This month we’re asking our autistic community members What Do You Want? What Do You Need? We’ll be featuring their answers all April long, right here. Today we’re having a conversation with autistic advocate Chloe Rothschild. Please read, listen, and share.


What are some things you like people to know about you?

I have a smile that can brighten a room. I’m a hard worker, creative and fun to be with. Please presume competence and give me a chance. I’m very capable.

What are some things that make you happy? Why?

Disney, being with my friends, being with my family, and autism conferences make me happy. Autism conferences make me happy because I enjoy seeing my autism community friends that I usually only see at conferences. I feel a special connection when I’m talking and spending time at conferences with my friends and mentors who have autism. I love spending time with my family and friends because they make me happy and they are fun to be with.

What are some things you avoid whenever possible? Why?

I avoid or try to avoid ignorance whenever possible because I don’t like it. Instead I am trying to teach people about autism from my perspective so that they can be better educated on the topic and teach others.

What features does your ideal living space have, and why?

My bedroom, my stuffed animals, my toy figurines, my blankets, my pillows, my weighted blanket and my weighted lap pad, fidgets, and my autism books because they make me feel calm, regulated and content.

What are your favorite books, movies, and/or TV shows?

My favorite movies are Frozen and Tangled. I like watching the Disney Channel.  I enjoy reading books related to Autism. I have quite the collection of them!
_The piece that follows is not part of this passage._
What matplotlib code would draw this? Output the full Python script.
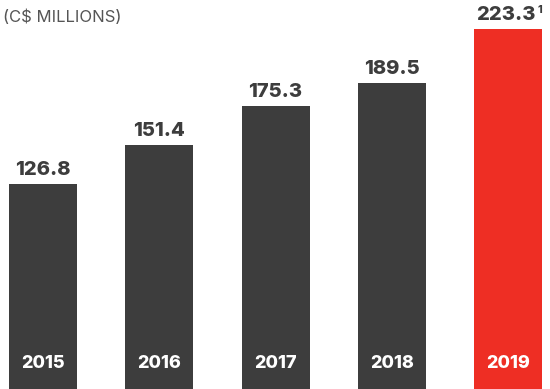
import matplotlib
matplotlib.use("Agg")
import matplotlib.pyplot as plt

# data (C$ millions)
years = ["2015", "2016", "2017", "2018", "2019"]
values = [126.8, 151.4, 175.3, 189.5, 223.3]
footnotes = ["", "", "", "", "1"]

DARK = "#3d3d3d"
RED = "#ee2e24"
colors = [DARK, DARK, DARK, DARK, RED]

plt.rcParams["font.family"] = ["Inter", "DejaVu Sans"]

fig = plt.figure(figsize=(5.5, 3.89), dpi=100)
ax = fig.add_axes([0, 0, 1, 1])
xs = list(range(len(years)))
ax.bar(xs, values, width=0.585, color=colors)
ax.set_xlim(-0.37, 4.36)
ax.set_ylim(0, 241)
ax.axis("off")

for x, v, yr, fn in zip(xs, values, years, footnotes):
    dx = -1.5 if fn else 0
    ax.annotate(f"{v:.1f}", xy=(x, v), xytext=(dx, 3.5), textcoords="offset points",
                ha="center", va="bottom", fontsize=14.5, fontweight="heavy", color=DARK)
    if fn:
        ax.annotate(fn, xy=(x, v), xytext=(23, 10), textcoords="offset points",
                    ha="center", va="bottom", fontsize=7.5, fontweight="heavy", color=DARK)
    ax.annotate(yr, xy=(x, 0), xytext=(0, 18.5), textcoords="offset points",
                ha="center", va="center", fontsize=13, fontweight="heavy", color="white")

fig.text(0.006, 0.955, "(C$ MILLIONS)", ha="left", va="center", fontsize=12, color="#555555")

fig.savefig("out.png", dpi=100)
One of my favorites is Making Lemonade by Judy Endow.

What autistic experiences would you like to see more of, when it comes to storytelling efforts like books, movies, and/or TV shows?

I would like to see more books like the book Rules by Cynthia Lord. I like seeing autism in the media. I think that having characters who are on different parts of the autism spectrum are helpful in portraying the fact that all individuals with ASD, while they share similarities are different and unique in their own ways. I would like more children’s TV shows to have a character with autism or talk about autism more, like in that one episode of Arthur when they talked about Asperger’s syndrome.

What are some things you’d like the media and other people to stop saying about autistic people?

I would get people to stop focusing so much on “age appropriate” interests, and instead focus on the appropriate times and places for these interests. I shouldn’t have to and won’t change what I like just because someone says it isn’t age appropriate.

If you could change one thing to make the world more friendly to autistic people, what would it be?

If I could change one thing to make the world more friendly to autistic people it would be having people be more accepting and understanding and presume competence in those with ASD. With accommodations, and patience autistic people are generally very capable!


Chloe is a young leader for the Autistic Global Intitative, a program through the Autism Research Institute (ARI) and an editor in training for the ARI Adults With Autism eBulletin. She is also an OCALI advisory board member (Ohio Coalition for Autism and Low Incidence). She writes for Squag blog and Special-ism.